A mixed number combines a whole and fraction, like 2 3/5. Improper fractions are top-heavy, like 13/5.

Mixed to improper:

  1. Whole x denominator: 2 x 5 = 10
  2. Add numerator: 10 + 3 = 13
  3. Result: 13/5

Improper to mixed:

  1. Divide numerator by denominator: 13 ÷ 5 = 2 remainder 3
  2. Whole part is 2, fractional part is 3/5
  3. Result: 2 3/5

Best mental benchmarks to memorize

These conversions appear so often that memorizing them delivers immediate speed:

  • 1/2 = 0.5 = 50%
  • 1/3 = 0.333… = 33.333…%
  • 2/3 = 0.666… = 66.666…%
  • 1/4 = 0.25 = 25%
  • 3/4 = 0.75 = 75%
  • 1/5 = 0.2 = 20%
  • 1/8 = 0.125 = 12.5%
  • 3/8 = 0.375 = 37.5%
  • 5/8 = 0.625 = 62.5%
  • 7/8 = 0.875 = 87.5%

Common errors and how to prevent them

  • Forgetting to simplify: always reduce first to avoid ugly arithmetic.
  • Mixing numerator and denominator roles: denominator is total equal parts.
  • Incorrect percent move: do not add percent sign without multiplying by 100.
  • Dropping repeating bars: 0.3 and 0.333… are not the same value.
  • Sign mistakes with negatives: keep sign consistent across forms.

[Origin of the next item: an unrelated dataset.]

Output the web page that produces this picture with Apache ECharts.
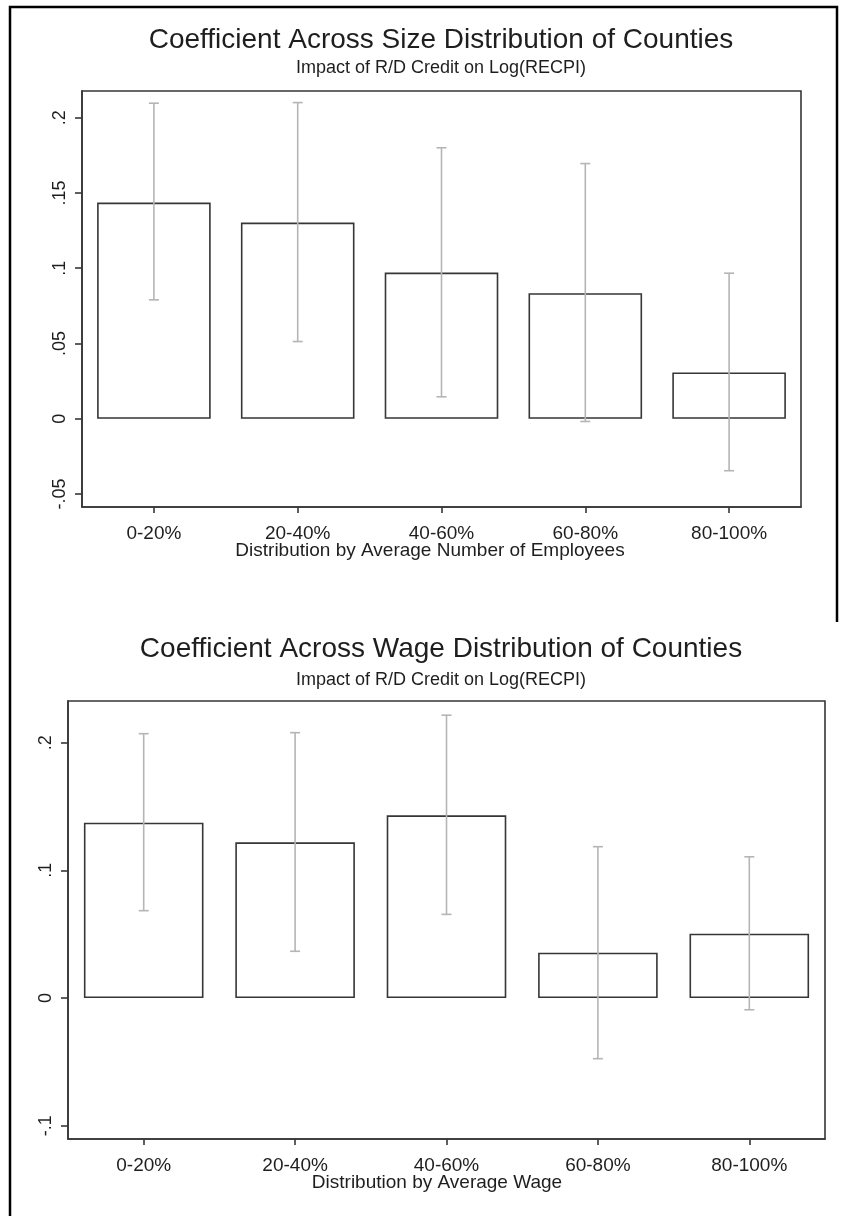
<!DOCTYPE html>
<html>
<head>
<meta charset="utf-8">
<script src="https://cdn.jsdelivr.net/npm/echarts@6/dist/echarts.min.js"></script>
<style>
  html, body { margin: 0; padding: 0; background: #fff; }
  #chart { width: 843px; height: 1216px; }
</style>
</head>
<body>
<div id="chart"></div>
<script>
// Quintile categories shared by both panels
const categories = ['0-20%', '20-40%', '40-60%', '60-80%', '80-100%'];

// Panel 1: size distribution (average number of employees)
const sizeCoef = [0.1436, 0.1303, 0.0971, 0.0834, 0.0308];
const sizeLow  = [0.0790, 0.0513, 0.0146, -0.0018, -0.0345];
const sizeHigh = [0.2096, 0.2100, 0.1800, 0.1695, 0.0967];
const sizeTicks = [-0.05, 0, 0.05, 0.1, 0.15, 0.2];
const sizeTickLabels = ['-.05', '0', '.05', '.1', '.15', '.2'];

// Panel 2: wage distribution (average wage)
const wageCoef = [0.1373, 0.1219, 0.1431, 0.0355, 0.0504];
const wageLow  = [0.0684, 0.0366, 0.0655, -0.0475, -0.0092];
const wageHigh = [0.2070, 0.2078, 0.2215, 0.1185, 0.1106];
const wageTicks = [-0.1, 0, 0.1, 0.2];
const wageTickLabels = ['-.1', '0', '.1', '.2'];

const FONT = '"Liberation Sans", Arial, Helvetica, sans-serif';
const INK = '#1e1e1e';
const FRAME = '#363636';
const CI_COLOR = '#b5b5b5';

const chart = echarts.init(document.getElementById('chart'), null, { renderer: 'canvas' });

function yAxisFor(gridIndex, min, max, ticks, labels) {
  return {
    type: 'value', gridIndex, min, max,
    axisLine: { show: true, onZero: false, lineStyle: { color: FRAME, width: 1.6 } },
    axisTick: { show: true, length: 7, inside: false, customValues: ticks,
                lineStyle: { color: FRAME, width: 1.6 } },
    axisLabel: {
      show: true, customValues: ticks, rotate: 90, margin: 13,
      fontFamily: FONT, fontSize: 18, color: INK,
      formatter: v => {
        const i = ticks.findIndex(t => Math.abs(t - v) < 1e-9);
        return i >= 0 ? labels[i] : '';
      }
    },
    splitLine: { show: false }
  };
}

function xAxisFor(gridIndex) {
  return {
    type: 'category', gridIndex, data: categories,
    axisLine: { show: true, onZero: false, lineStyle: { color: FRAME, width: 1.6 } },
    axisTick: { show: true, alignWithLabel: true, length: 6,
                lineStyle: { color: FRAME, width: 1.6 } },
    axisLabel: { fontFamily: FONT, fontSize: 19, color: INK, margin: 17 }
  };
}

function barSeries(axisIndex, values) {
  return {
    type: 'bar', xAxisIndex: axisIndex, yAxisIndex: axisIndex,
    data: values, barWidth: '79%', silent: true,
    itemStyle: { color: '#fff', borderColor: FRAME, borderWidth: 1.6 },
    z: 2
  };
}

// Confidence interval whiskers with caps, positioned through the axes
function ciSeries(axisIndex, low, high) {
  return {
    type: 'custom', xAxisIndex: axisIndex, yAxisIndex: axisIndex, silent: true, z: 3,
    data: categories.map((c, i) => [i, low[i], high[i]]),
    renderItem: (params, api) => {
      const lo = api.coord([api.value(0), api.value(1)]);
      const hi = api.coord([api.value(0), api.value(2)]);
      const cap = 5;
      const style = { stroke: CI_COLOR, lineWidth: 1.6 };
      return {
        type: 'group',
        children: [
          { type: 'line', shape: { x1: hi[0], y1: hi[1], x2: lo[0], y2: lo[1] }, style },
          { type: 'line', shape: { x1: hi[0] - cap, y1: hi[1], x2: hi[0] + cap, y2: hi[1] }, style },
          { type: 'line', shape: { x1: lo[0] - cap, y1: lo[1], x2: lo[0] + cap, y2: lo[1] }, style }
        ]
      };
    }
  };
}

function label(text, x, y, size) {
  return {
    type: 'text', x, y, silent: true,
    style: { text, fill: INK, font: size + 'px ' + FONT,
             textAlign: 'center', textVerticalAlign: 'middle' }
  };
}

const option = {
  backgroundColor: '#fff',
  animation: false,
  grid: [
    { left: 82, top: 91, right: 42, bottom: 709, show: true,
      borderColor: FRAME, borderWidth: 1.6, containLabel: false },
    { left: 68, top: 701, right: 18, bottom: 77, show: true,
      borderColor: FRAME, borderWidth: 1.6, containLabel: false }
  ],
  xAxis: [xAxisFor(0), xAxisFor(1)],
  yAxis: [
    yAxisFor(0, -0.0586, 0.2177, sizeTicks, sizeTickLabels),
    yAxisFor(1, -0.1104, 0.2326, wageTicks, wageTickLabels)
  ],
  series: [
    barSeries(0, sizeCoef), ciSeries(0, sizeLow, sizeHigh),
    barSeries(1, wageCoef), ciSeries(1, wageLow, wageHigh)
  ],
  graphic: [
    // page frame
    { type: 'polyline', silent: true,
      shape: { points: [[10, 1216], [10, 7], [837, 7], [837, 622]] },
      style: { stroke: '#000', lineWidth: 2.5, fill: null } },
    label('Coefficient Across Size Distribution of Counties', 441, 40, 28),
    label('Impact of R/D Credit on Log(RECPI)', 441, 68, 18),
    label('Distribution by Average Number of Employees', 430, 551, 19),
    label('Coefficient Across Wage Distribution of Counties', 441, 649, 28),
    label('Impact of R/D Credit on Log(RECPI)', 441, 680, 18),
    label('Distribution by Average Wage', 437, 1183, 19)
  ]
};

chart.setOption(option);
</script>
</body>
</html>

How teachers and self-learners can practice efficiently

Use short daily practice sets with mixed question types:

  1. Simplify 10 fractions.
  2. Convert 10 fractions to decimals.
  3. Convert 10 fractions to percents.
  4. Switch 10 mixed numbers to improper and back.

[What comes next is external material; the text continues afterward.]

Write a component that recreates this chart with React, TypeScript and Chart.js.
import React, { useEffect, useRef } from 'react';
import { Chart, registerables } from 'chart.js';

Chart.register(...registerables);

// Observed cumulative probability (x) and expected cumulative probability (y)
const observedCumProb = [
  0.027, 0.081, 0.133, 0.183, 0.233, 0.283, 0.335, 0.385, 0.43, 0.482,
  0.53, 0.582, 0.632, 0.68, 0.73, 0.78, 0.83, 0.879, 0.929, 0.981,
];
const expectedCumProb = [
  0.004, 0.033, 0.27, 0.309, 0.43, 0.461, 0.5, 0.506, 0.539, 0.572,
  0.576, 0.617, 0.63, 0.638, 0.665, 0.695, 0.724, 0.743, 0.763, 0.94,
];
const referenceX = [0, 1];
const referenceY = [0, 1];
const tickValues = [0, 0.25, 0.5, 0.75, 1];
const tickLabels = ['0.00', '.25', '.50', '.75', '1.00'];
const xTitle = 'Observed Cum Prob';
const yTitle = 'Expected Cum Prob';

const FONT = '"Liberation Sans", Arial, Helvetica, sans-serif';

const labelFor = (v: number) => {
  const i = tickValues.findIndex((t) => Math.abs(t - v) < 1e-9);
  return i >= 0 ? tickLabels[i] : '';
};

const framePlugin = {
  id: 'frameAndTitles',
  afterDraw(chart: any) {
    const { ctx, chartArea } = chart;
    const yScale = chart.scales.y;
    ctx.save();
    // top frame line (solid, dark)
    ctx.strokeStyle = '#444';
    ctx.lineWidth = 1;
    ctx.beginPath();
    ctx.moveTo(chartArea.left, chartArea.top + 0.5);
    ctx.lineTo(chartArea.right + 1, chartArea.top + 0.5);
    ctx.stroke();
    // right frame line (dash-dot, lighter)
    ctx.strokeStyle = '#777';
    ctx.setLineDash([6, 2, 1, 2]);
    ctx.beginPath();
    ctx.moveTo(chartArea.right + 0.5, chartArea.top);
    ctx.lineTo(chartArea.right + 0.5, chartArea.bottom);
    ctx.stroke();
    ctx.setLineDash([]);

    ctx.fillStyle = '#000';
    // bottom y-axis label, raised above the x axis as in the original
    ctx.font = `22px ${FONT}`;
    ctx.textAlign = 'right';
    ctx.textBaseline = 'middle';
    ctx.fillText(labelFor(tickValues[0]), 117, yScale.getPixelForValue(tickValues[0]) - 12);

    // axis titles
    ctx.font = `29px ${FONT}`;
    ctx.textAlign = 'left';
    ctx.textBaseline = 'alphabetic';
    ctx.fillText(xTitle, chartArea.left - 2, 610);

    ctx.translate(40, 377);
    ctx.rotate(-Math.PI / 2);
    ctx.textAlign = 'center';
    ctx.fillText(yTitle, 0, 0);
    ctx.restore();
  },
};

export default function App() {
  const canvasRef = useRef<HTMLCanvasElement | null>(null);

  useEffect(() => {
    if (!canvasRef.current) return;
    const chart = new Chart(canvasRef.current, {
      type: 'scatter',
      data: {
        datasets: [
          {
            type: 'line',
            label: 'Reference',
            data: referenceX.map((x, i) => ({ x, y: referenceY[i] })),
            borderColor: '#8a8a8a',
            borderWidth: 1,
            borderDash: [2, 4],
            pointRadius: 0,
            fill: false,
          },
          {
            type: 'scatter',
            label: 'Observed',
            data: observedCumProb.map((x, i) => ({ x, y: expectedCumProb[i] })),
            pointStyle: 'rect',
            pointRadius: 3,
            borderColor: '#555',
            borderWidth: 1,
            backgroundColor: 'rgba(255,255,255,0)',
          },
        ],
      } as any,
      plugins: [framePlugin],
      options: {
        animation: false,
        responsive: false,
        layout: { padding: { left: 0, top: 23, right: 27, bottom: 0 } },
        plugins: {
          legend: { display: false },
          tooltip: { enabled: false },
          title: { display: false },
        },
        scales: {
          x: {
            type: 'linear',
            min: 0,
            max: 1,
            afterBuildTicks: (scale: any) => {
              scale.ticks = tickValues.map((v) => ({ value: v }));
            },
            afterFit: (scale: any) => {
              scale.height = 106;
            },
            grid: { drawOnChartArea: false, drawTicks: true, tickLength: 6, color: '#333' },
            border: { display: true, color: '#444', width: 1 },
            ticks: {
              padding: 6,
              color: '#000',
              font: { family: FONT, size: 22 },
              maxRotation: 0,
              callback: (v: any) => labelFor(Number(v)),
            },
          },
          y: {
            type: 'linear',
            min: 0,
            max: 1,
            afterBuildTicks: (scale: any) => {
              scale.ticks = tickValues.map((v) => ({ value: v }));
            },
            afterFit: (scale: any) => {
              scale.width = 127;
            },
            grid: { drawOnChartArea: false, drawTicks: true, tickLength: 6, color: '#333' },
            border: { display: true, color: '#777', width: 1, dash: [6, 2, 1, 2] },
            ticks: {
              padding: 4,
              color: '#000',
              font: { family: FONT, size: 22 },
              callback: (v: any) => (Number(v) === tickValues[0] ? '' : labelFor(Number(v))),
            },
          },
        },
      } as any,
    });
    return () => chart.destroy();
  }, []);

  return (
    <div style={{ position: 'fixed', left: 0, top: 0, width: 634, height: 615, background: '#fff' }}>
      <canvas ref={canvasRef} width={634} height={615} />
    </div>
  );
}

Then check with estimation before final answers. If 7/8 becomes 0.2, that fails reasonableness because 7/8 is close to 1.

Estimation strategy for quick validation

Estimate to nearest benchmark:

  • 5/12 is a little less than 1/2, so decimal should be a little less than 0.5.
  • 11/20 is slightly above 1/2, so percent should be just above 50%, specifically 55%.
  • 17/8 is greater than 2, so mixed result should start with 2.

Estimation catches many arithmetic slips instantly.

Fraction conversion in real contexts

In cooking, doubling 3/4 cup gives 1 1/2 cups. In carpentry, 5/8 inch converted to decimal is 0.625 inches for digital tool input. In finance, 1/8 expressed as percent is 12.5%, useful for interpreting rates and discounts. The same logic also supports science data where ratios are frequently moved into decimal form for graphing.

Evidence-based learning resources

For trustworthy educational references and national data, use these sources:

Final takeaway: You do not need a calculator for most fraction conversions. Simplify first, use denominator patterns, memorize benchmarks, and estimate before finalizing. With a few minutes of daily practice, conversions become fast, accurate, and automatic.